Bail-outs have become the default means of dealing with the economic crisis, not just in India but round the world. Sectors and companies which have been hit so hard that they find it difficult to survive, even as economic conditions change for the worse, are petitioning governments to help them stay afloat. In India, while various government spokespersons have been promising measures to deal with the problems of specific sectors, one of the hardest hit sectors is real estate development. Recognising this, the government has been making life easier for beleaguered developers, in the form of concessions on repayment of loans as well as steps by banks to lower interest rates on housing loans. However, these do not seem to have helped very much and the industry is soliciting more interventions from the government. The question is: are the steps taken as well as those being asked for adding up to a viable rescue package?
The first question that needs to be addressed when thinking about a bail-out is whether a rescue operation will have economy-wide impact. With regard to construction activity, there is a broad consensus that this is indeed the case. Apart from linkages with sectors like steel and cement, construction generates large numbers of low-skilled jobs. The problem is that state governments are working out rescue packages that benefit companies without necessarily doing anything to revive construction activity. For instance, companies that have bid for large projects in Noida, neighbouring Delhi, have made the down payment but are unable to proceed with the projects for want of money. Logically, the down payment should be forfeited and the projects bid out to someone else. Instead, the developers are being allowed to go away virtually untouched—a level of state generosity to private parties that smells very fishy indeed.
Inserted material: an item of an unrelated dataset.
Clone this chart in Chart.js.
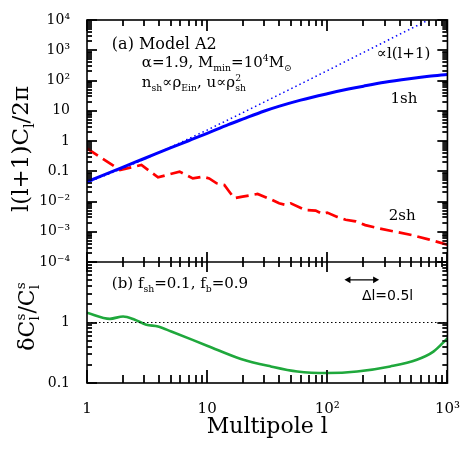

Any reasonable bail-out needs to meet three basic objectives. One, projects that are stuck must get re-started if money is being provided, with preference given to those that are approaching completion. Two, the institutions that provide liquidity, whether public, private or a combination of the two, must receive a return on their investment as well as have the ability to monitor progress and enforce compliance with plans. Three, developers who get a bail-out must suffer a sharp hair-cut; there should be no free lunches of the kind being doled out now.
To achieve these objectives, two instruments need to be built into any rescue package. First, the pricing of properties must come down sharply to levels that reflect the new realities. Resistance to this on the part of developers should deal a fatal blow to the rescue. Second, given the enormous fragmentation in the industry coupled with the fact that even the largest players are in financial trouble, significant re-organisation and consolidation are going to be necessary to ensure that construction activity is sustained. This is one sector in which assets can be easily separated from organisational structures. Individual companies which refuse to comply with the conditions of a bail-out need not be kept afloat; their ongoing projects can and should be taken over and folded into organisations willing to work within the new boundaries. The merits of a bail-out are contingent on keeping construction activity alive, not companies.